Juno didn't reply to that—probably because there wasn't much the gang boss could offer—but her thoughts raced. The puzzle pieces rearranged themselves in her mind. In her dream, she'd seen Gael taken away after the Myrmur killed his mother and father. She'd seen the man in the top hat adopting him, and she'd seen Cara there as well, but as far as what he'd done up in Vharnveil that led to him running back down…

It had to have something to do with that symbiote elixir of his. It had to have something to do with his dream of running the greatest clinic in Bharncair.

She clenched her jaw, her breaths catching faintly. She felt she was so, so close to piecing together the whole story, but without another dream—another glimpse into the past—she felt the final puzzle piece was going to continue eluding her still.

"... Well, don't you look happy to know more about your dearest husband," Juno teased. "Funny thing, though. You've never once called him by name."

Maeve opened her mouth to object—on instinct, almost indignantly—but the words faltered on her tongue, and her mind stuttered.

Because Juno was right.

Five months since they'd met. Five whole months. And not once—not once—had she called him by name.

And neither had he.

It was always 'Doctor' and 'Exorcist' with the two of them. Title for title, role for role. Never anything else.

So she closed her mouth.

Before the silence could linger too long, though, a familiar voice cut through the crowd.

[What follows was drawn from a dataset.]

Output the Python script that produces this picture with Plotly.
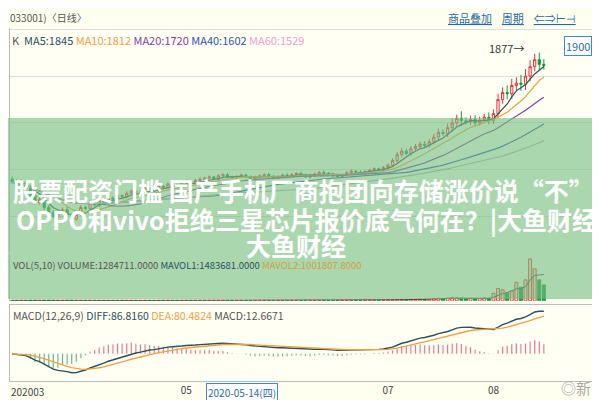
import numpy as np
import pandas as pd
import plotly.graph_objects as go

# daily closes, Mar 2020 - mid Aug 2020
close = [1350, 1330, 1345, 1320, 1290, 1260, 1275, 1240, 1220, 1200, 1215, 1230, 1205, 1190, 1210, 1240, 1235, 1260, 1250, 1270, 1265,
         1280, 1275, 1290, 1285, 1300, 1310, 1295, 1305, 1320, 1315, 1310, 1330, 1325, 1340, 1335, 1330, 1345, 1350, 1340, 1355, 1360,
         1365, 1370, 1360, 1375, 1380, 1370, 1365, 1372, 1378, 1370, 1360, 1368, 1375, 1380, 1372, 1365, 1370, 1378, 1375,
         1380, 1385, 1378, 1370, 1375, 1382, 1390, 1385, 1380, 1376, 1372, 1380, 1388, 1395, 1390, 1385, 1392, 1398, 1405, 1400, 1410,
         1420, 1440, 1465, 1480, 1470, 1490, 1500, 1510, 1505, 1520, 1540, 1560, 1555, 1580, 1600, 1620, 1610, 1605, 1615, 1600, 1612, 1625, 1610,
         1640, 1700, 1730, 1725, 1760, 1770, 1765, 1800, 1840, 1870, 1850, 1845]
wick = [12, 10, 15, 8, 14, 10, 9, 12, 10, 8, 11, 9, 12, 10, 8, 9, 7, 10, 8, 9, 7,
        6, 8, 7, 6, 8, 7, 6, 9, 7, 6, 8, 7, 6, 7, 8, 6, 7, 9, 6, 7, 8,
        6, 7, 5, 8, 6, 7, 5, 6, 7, 5, 6, 8, 6, 5, 7, 6, 5, 6, 7,
        6, 5, 7, 6, 8, 6, 5, 7, 6, 9, 6, 5, 7, 6, 5, 8, 6, 7, 6, 5, 7,
        8, 10, 12, 14, 10, 12, 11, 10, 13, 12, 14, 16, 12, 18, 20, 15, 30, 14, 16, 18, 15, 14, 20,
        18, 25, 22, 30, 28, 25, 35, 30, 28, 25, 30, 22]
volume = [40000, 35000, 42000, 38000, 45000, 50000, 41000, 48000, 52000, 47000, 43000, 39000, 44000, 46000, 40000, 42000, 38000, 41000, 37000, 36000, 35000,
          34000, 33000, 36000, 35000, 37000, 34000, 32000, 33000, 35000, 34000, 31000, 32000, 33000, 35000, 34000, 32000, 33000, 36000, 34000, 33000, 35000,
          34000, 36000, 33000, 35000, 37000, 34000, 32000, 33000, 35000, 33000, 31000, 32000, 34000, 35000, 33000, 32000, 33000, 34000, 35000,
          36000, 35000, 34000, 33000, 35000, 36000, 37000, 35000, 34000, 36000, 35000, 37000, 38000, 40000, 39000, 41000, 43000, 45000, 48000, 46000, 50000,
          60000, 75000, 90000, 110000, 95000, 120000, 105000, 130000, 115000, 140000, 170000, 200000, 160000, 210000, 260000, 240000, 220000, 180000, 200000, 170000, 190000, 230000, 210000,
          600000, 1000000, 900000, 650000, 800000, 1500000, 1100000, 1700000, 3400000, 2600000, 1700000, 1284711]
month_pos = [38, 82, 105]
month_txt = ["05", "07", "08"]
side_txt = ["卖", "买", "最", "涨", "幅", "总", "现", "涨", "外", "北", "14", "15"]

n = len(close)
x = list(range(n))
c = np.array(close, dtype=float)
o = np.r_[c[0] + 10, c[:-1]]
hi = np.maximum(o, c) + np.array(wick)
lo = np.minimum(o, c) - np.array(wick) * 0.8
s = pd.Series(c)
ma = {k: s.rolling(k, min_periods=1).mean() for k in (5, 10, 20, 40, 60)}
ema12 = s.ewm(span=12, adjust=False).mean()
ema26 = s.ewm(span=26, adjust=False).mean()
diff = ema12 - ema26
dea = diff.ewm(span=9, adjust=False).mean()
macd = 2 * (diff - dea)
up = c >= o

RED, GRN = "#e8303a", "#119a3a"
fig = go.Figure()
fig.add_trace(go.Candlestick(x=x, open=o, high=hi, low=lo, close=c,
                             increasing=dict(line=dict(color=RED, width=1), fillcolor="#fffbe8"),
                             decreasing=dict(line=dict(color=GRN, width=1), fillcolor=GRN),
                             whiskerwidth=0, xaxis="x", yaxis="y"))
ma_col = {5: "#2d4f5e", 10: "#f0a040", 20: "#8040a0", 40: "#3050b0", 60: "#b0b0b0"}
for k, v in ma.items():
    fig.add_trace(go.Scatter(x=x, y=v, mode="lines", line=dict(color=ma_col[k], width=1.2), xaxis="x", yaxis="y"))
fig.add_trace(go.Bar(x=x, y=volume, marker=dict(color=["#fbe3c0" if u else GRN for u in up],
                     line=dict(color=[RED if u else GRN for u in up], width=1)), xaxis="x", yaxis="y2"))
vs = pd.Series(volume, dtype=float)
fig.add_trace(go.Scatter(x=x, y=vs.rolling(5, min_periods=1).mean(), mode="lines", line=dict(color="#444", width=1), xaxis="x", yaxis="y2"))
fig.add_trace(go.Bar(x=x, y=macd, width=0.25, marker=dict(color=[RED if m >= 0 else GRN for m in macd]), xaxis="x", yaxis="y3"))
fig.add_trace(go.Scatter(x=x, y=diff, mode="lines", line=dict(color="#2d4f5e", width=1.4), xaxis="x", yaxis="y3"))
fig.add_trace(go.Scatter(x=x, y=dea, mode="lines", line=dict(color="#f0a040", width=1.4), xaxis="x", yaxis="y3"))

xr = [-0.5, -0.5 + n * 585 / 538]
ax = dict(showgrid=False, zeroline=False, showticklabels=False, showline=True, linecolor="#bbb", mirror=True, fixedrange=True)
fig.update_layout(
    width=600, height=400, margin=dict(l=0, r=0, t=0, b=0), showlegend=False,
    paper_bgcolor="#fffff0", plot_bgcolor="#fffff4", bargap=0.35,
    font=dict(family="Noto Sans CJK SC", size=11, color="#555"),
    xaxis=dict(ax, domain=[0.003, 0.975], range=xr, anchor="y3", rangeslider=dict(visible=False),
               showticklabels=True, tickvals=month_pos, ticktext=month_txt, ticks="", tickfont=dict(size=10, color="#444")),
    yaxis=dict(ax, domain=[0.39, 0.95], range=[1050, 2005], showgrid=True, gridcolor="#ddd", nticks=5),
    yaxis2=dict(ax, domain=[0.268, 0.385], range=[0, 3800000]),
    yaxis3=dict(ax, domain=[0.068, 0.258], range=[-55, 100]),
)
fig.add_annotation(x=0.002, y=0.018, xref="paper", yref="paper", xanchor="left", yanchor="bottom", text="202003",
                   showarrow=False, font=dict(size=10, color="#444"))
fig.add_annotation(x=0, y=1, xref="paper", yref="paper", xanchor="left", yanchor="top", text="033001)〈日线〉",
                   showarrow=False, font=dict(size=10, color="#555"))
fig.add_annotation(x=0.73, y=1, xref="paper", yref="paper", xanchor="left", yanchor="top",
                   text="<u>商品叠加</u>    <u>周期</u>    <u>⇐⇒⊢⊣</u>", showarrow=False, font=dict(size=11, color="#2a6aa0"))
fig.add_annotation(x=0.003, y=0.945, xref="paper", yref="paper", xanchor="left", yanchor="top", showarrow=False,
                   text="K  <span style='color:#2d4f5e'>MA5:1845</span> <span style='color:#f0a040'>MA10:1812</span> "
                        "<span style='color:#8040a0'>MA20:1720</span> <span style='color:#3050b0'>MA40:1602</span> "
                        "<span style='color:#f0a0d0'>MA60:1529</span>", font=dict(size=11))
fig.add_annotation(x=0.005, y=0.38, xref="paper", yref="paper", xanchor="left", yanchor="top", showarrow=False,
                   text="VOL(5,10) VOLUME:1284711.0000 <span style='color:#2d4f5e'>MAVOL1:1483681.0000</span> "
                        "<span style='color:#d0a040'>MAVOL2:1001807.8000</span>", font=dict(size=9.5))
fig.add_annotation(x=0.005, y=0.255, xref="paper", yref="paper", xanchor="left", yanchor="top", showarrow=False,
                   text="MACD(12,26,9) <span style='color:#2d4f5e'>DIFF:86.8160</span> "
                        "<span style='color:#f0a040'>DEA:80.4824</span> MACD:12.6671", font=dict(size=10.5))
fig.add_annotation(x=n - 5, y=1877, xref="x", yref="y", xanchor="right", yanchor="bottom", text="1877→", showarrow=False,
                   font=dict(size=11, color="#333"))
fig.add_annotation(x=0.973, y=0.93, xref="paper", yref="paper", xanchor="right", text="1900", showarrow=False,
                   bordercolor="#3a8ad8", borderwidth=1, bgcolor="#fff", font=dict(size=11, color="#2a6aa0"))
fig.add_annotation(x=0.39, y=0.015, xref="paper", yref="paper", yanchor="bottom", text="2020-05-14(四)", showarrow=False,
                   bordercolor="#3a8ad8", borderwidth=1, bgcolor="#fff", font=dict(size=10, color="#2a6aa0"))
# right side panel
fig.add_shape(type="rect", xref="paper", yref="paper", x0=0.977, x1=1, y0=0, y1=0.95, fillcolor="#fffff0",
              line=dict(color="#ccc", width=1))
fig.add_shape(type="rect", xref="paper", yref="paper", x0=0.976, x1=1, y0=0.915, y1=0.925, fillcolor=RED, line_width=0)
for i, ch in enumerate(side_txt):
    fig.add_annotation(x=0.978, y=1 - (47 + i * 25) / 400, xref="paper", yref="paper", xanchor="left", text=ch,
                       showarrow=False, font=dict(size=14, color="#333"))
fig.add_annotation(x=1.0, y=0.02, xref="paper", yref="paper", xanchor="right", yanchor="bottom", text="◎新浪", showarrow=False,
                   font=dict(size=15, color="#aaa"))
# headline band
fig.add_shape(type="rect", xref="paper", yref="paper", x0=0, x1=1, y0=1 - 291 / 400, y1=1 - 110 / 400,
              fillcolor="rgba(120,190,130,0.62)", line_width=0)
hf = dict(size=25, color="white", family="Noto Sans CJK SC")
fig.add_annotation(x=0.005, y=1 - 182 / 400, xref="paper", yref="paper", xanchor="left", showarrow=False,
                   text="<b>股票配资门槛 国产手机厂商抱团向存储涨价说“不”</b>", font=hf)
fig.add_annotation(x=0.01, y=1 - 211 / 400, xref="paper", yref="paper", xanchor="left", showarrow=False,
                   text="<b>OPPO和vivo拒绝三星芯片报价底气何在？|大鱼财经</b>", font=hf)
fig.add_annotation(x=0.48, y=1 - 237 / 400, xref="paper", yref="paper", showarrow=False,
                   text="<b>大鱼财经</b>", font=hf)
fig.write_html("out.html")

"Oi! Where'd you wander off to, dearest wife?"

Maeve turned her head, and there Gael was, shouting and pushing through the bodies with his coat swaying behind him, a paper-wrapped bundle clutched under one arm.

Juno, however, didn't wait. The Ladybug raised a gloved hand, gave Maeve a gentle wave, and leaned in one last time.

"Do remind him about our contract, yes?" she murmured. "Whatever you two decide to do down there in those charming pipes, make sure he doesn't put on both halves of that mask. He mustn't become a full Raven. Do you understand?"

Maeve swallowed and nodded slowly. Carefully. Juno's eyes gleamed behind the metal slits. A soft chuckle escaped her, almost musical, before she turned without another word and slipped into the swell of bodies.

In the space of a breath, she was gone.

Leaving Maeve with more questions than answers.